This contemporary style greenhouse invites us to discover epiphytes and xerophytes, plants from the tropics and the planet’s dry habitats.
Epiphytes are air plants that live attached to other plants merely for physical support, without harming them. This is the case for many orchids, a plant often seen in our homes, and ferns such as those from the botanical genus Platycerium (from platys, broad and keras, horn): ferns of an often majestic appearance, with fronds (leaves) that are divided into large segments at the tip, suggesting a stag’s antlers, hence the name “staghorn” by which they are generally known.
Another example is the plant we call “Spanish moss” - which generally has a natural tendency to attach itself to a support - and which belongs to the Tillandsia genus (Bromeliad family). Originating from the American continent, they come in a variety of shapes and sizes and their odd appearance never fails to catch the eye.

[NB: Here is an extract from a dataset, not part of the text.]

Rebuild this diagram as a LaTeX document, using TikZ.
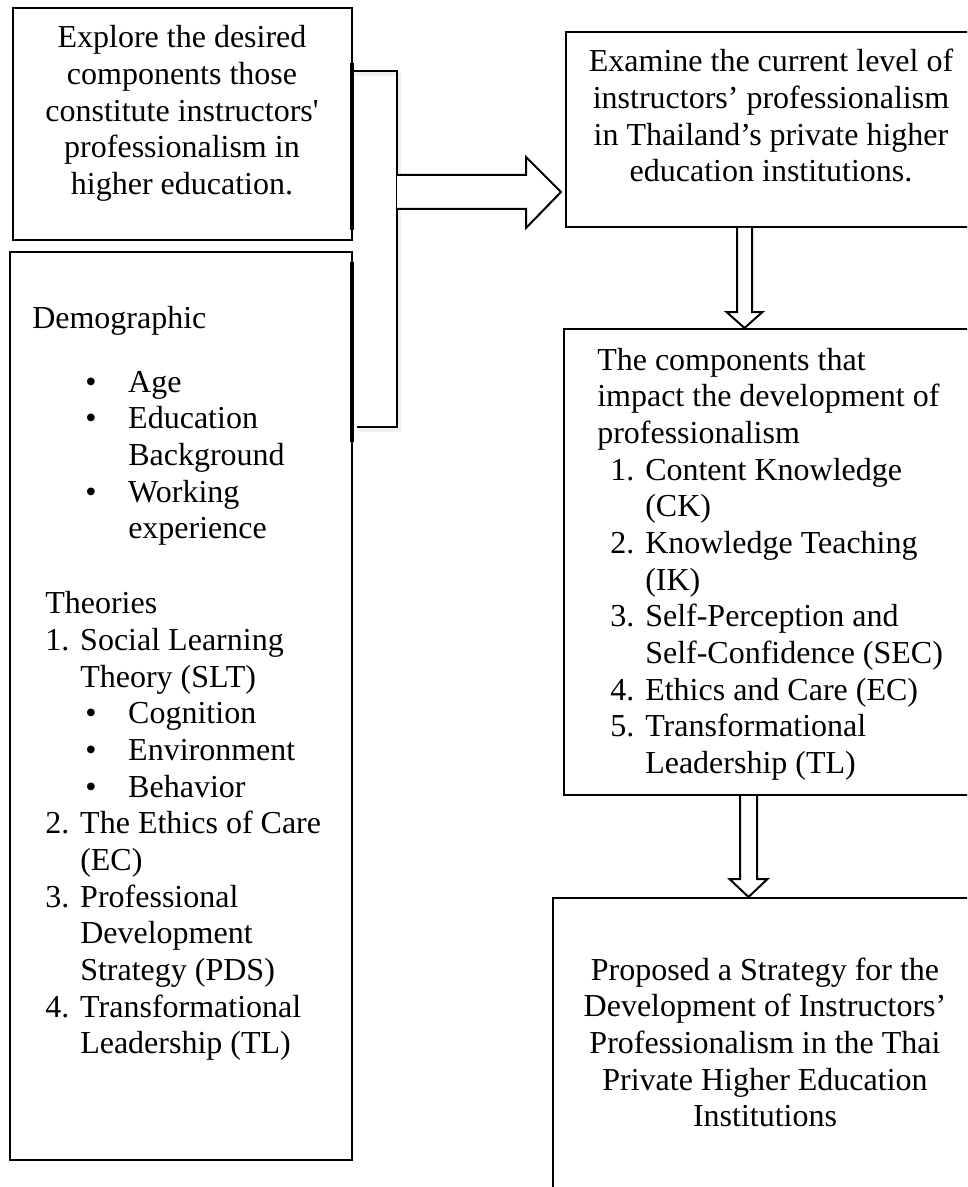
\documentclass[tikz,border=0pt]{standalone}
\usepackage{fontspec}
\setmainfont{Liberation Serif}
\usetikzlibrary{calc,fit}
\newcommand\mybul[1]{\hspace*{39.75pt}\makebox[32.25pt][l]{•}#1}
\newcommand\mynum[2]{\hspace*{9.75pt}\makebox[26.25pt][l]{#1}#2}
\newcommand\mycont[1]{\hspace*{36pt}#1}
\newcommand\mycontb[1]{\hspace*{72pt}#1}
\begin{document}
\begin{tikzpicture}[x=0.75pt,y=-0.75pt,
  box/.style={draw=black, line width=1.5pt, inner sep=0pt},
  txt/.style={inner sep=0pt, font=\fontsize{24}{27.5}\selectfont},
  fat/.style={draw=black, line width=1.5pt, fill=white, line join=miter},
  brk/.style={draw=black, line width=2pt},
  shade/.style={draw=black!6, line width=3pt}]
\useasboundingbox (0,0) rectangle (967,1187);
\clip (0,0) rectangle (967,1187);
\fill[white] (0,0) rectangle (967,1187);

% boxes
\node[box, fit={(13,8) (352,240)}] (b1) {};
\node[box, fit={(10,252) (352,1160)}] (b2) {};
\node[box, fit={(566,32) (1000,227)}] (b3) {};
\node[box, fit={(564,329) (1000,795)}] (b4) {};
\node[box, fit={(553,898) (1000,1230)}] (b5) {};

% texts
\node[txt, anchor=base] (t1) at (182,48) {\parbox[t]{247pt}{\centering Explore the desired\\ components those\\ constitute instructors\textquotesingle\\ professionalism in\\ higher education.}};

\node[txt, anchor=base] (t3) at (771,72) {\parbox[t]{300pt}{\centering Examine the current level of\\ instructors’ professionalism\\ in Thailand’s private higher\\ education institutions.}};

\node[txt, anchor=base west] (t4) at (597,370) {\parbox[t]{300pt}{\raggedright The components that\\ impact the development of\\ professionalism\\ \mynum{1.}{Content Knowledge}\\ \mycont{(CK)}\\ \mynum{2.}{Knowledge Teaching}\\ \mycont{(IK)}\\ \mynum{3.}{Self-Perception and}\\ \mycont{Self-Confidence (SEC)}\\ \mynum{4.}{Ethics and Care (EC)}\\ \mynum{5.}{Transformational}\\ \mycont{Leadership (TL)}}};

\node[txt, anchor=base] (t5) at (765,980) {\parbox[t]{300pt}{\centering Proposed a Strategy for the\\ Development of Instructors’\\ Professionalism in the Thai\\ Private Higher Education\\ Institutions}};

\node[txt, anchor=base west] (t2) at (32,328) {\parbox[t]{300pt}{\raggedright Demographic\\[20.5pt] \mybul{Age}\\ \mybul{Education}\\ \mycontb{Background}\\ \mybul{Working}\\ \mycontb{experience}\\[28.75pt] \hspace*{9.75pt}Theories\\ \mynum{1.}{Social Learning}\\ \mycont{Theory (SLT)}\\ \mybul{Cognition}\\ \mybul{Environment}\\ \mybul{Behavior}\\ \mynum{2.}{The Ethics of Care}\\ \mycont{(EC)}\\ \mynum{3.}{Professional}\\ \mycont{Development}\\ \mycont{Strategy (PDS)}\\ \mynum{4.}{Transformational}\\ \mycont{Leadership (TL)}}};

% bracket joining the two left boxes
\coordinate (bk) at (397,71);
\coordinate (bkb) at (397,427);
\coordinate (ha) at (397,192);
\draw[shade] ($(b1.east |- bk)+(2,3)$) -- ($(bk)+(2,3)$) -- ($(bkb)+(2,3)$) -- ($(b2.east |- bkb)+(6,3)$);
\draw[brk] (b1.east |- bk) -- (bk) -- (bkb) -- ($(b2.east |- bkb)+(4,0)$);
\draw[line width=2.3pt] (352,63) -- (352,230);
\draw[line width=2.3pt] (352,262) -- (352,442);

% horizontal block arrow
\coordinate (tipA) at ($(b3.west |- ha)+(-4,0)$);
\draw[fat] ($(ha)+(0,-17)$) -- ($(tipA)+(-35,-17)$) -- ($(tipA)+(-35,-35)$) -- (tipA) -- ($(tipA)+(-35,36)$) -- ($(tipA)+(-35,17)$) -- ($(ha)+(0,17)$);

% first down block arrow
\coordinate (d1a) at ($(b3.south west)+(179.5,0)$);
\coordinate (d1t) at (d1a |- b4.north);
\draw[fat] ($(d1a)+(-7.5,0)$) -- ($(d1t)+(-7.5,-16)$) -- ($(d1t)+(-18,-16)$) -- (d1t) -- ($(d1t)+(18,-16)$) -- ($(d1t)+(7.5,-16)$) -- ($(d1a)+(7.5,0)$);

% second down block arrow
\coordinate (d2a) at ($(b4.south west)+(185.5,0)$);
\coordinate (d2t) at (d2a |- b5.north);
\draw[fat] ($(d2a)+(-8.5,0)$) -- ($(d2t)+(-8.5,-18)$) -- ($(d2t)+(-19,-18)$) -- (d2t) -- ($(d2t)+(19,-18)$) -- ($(d2t)+(8.5,-18)$) -- ($(d2a)+(8.5,0)$);
\end{tikzpicture}
\end{document}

As for xerophytes, these plants are capable of living in mostly-arid areas or habitats that are physiologically dry. One example is the Cactus family, which includes succulents and certain perennial plants that are capable of storing fluid in their tissues to survive the long periods of drought that characterise their natural habitat. Cacti thrive in the sandy, arid soils that they share with scrub vegetation, or among rocks, where their long, tough rhizomes dig deep into the crevices. In the arid, mountainous parts of the planet, cacti grow fluff of a length and density that increase with the elevation, while their spines lengthen and become more intimidating, as if to say “Don’t touch me!”.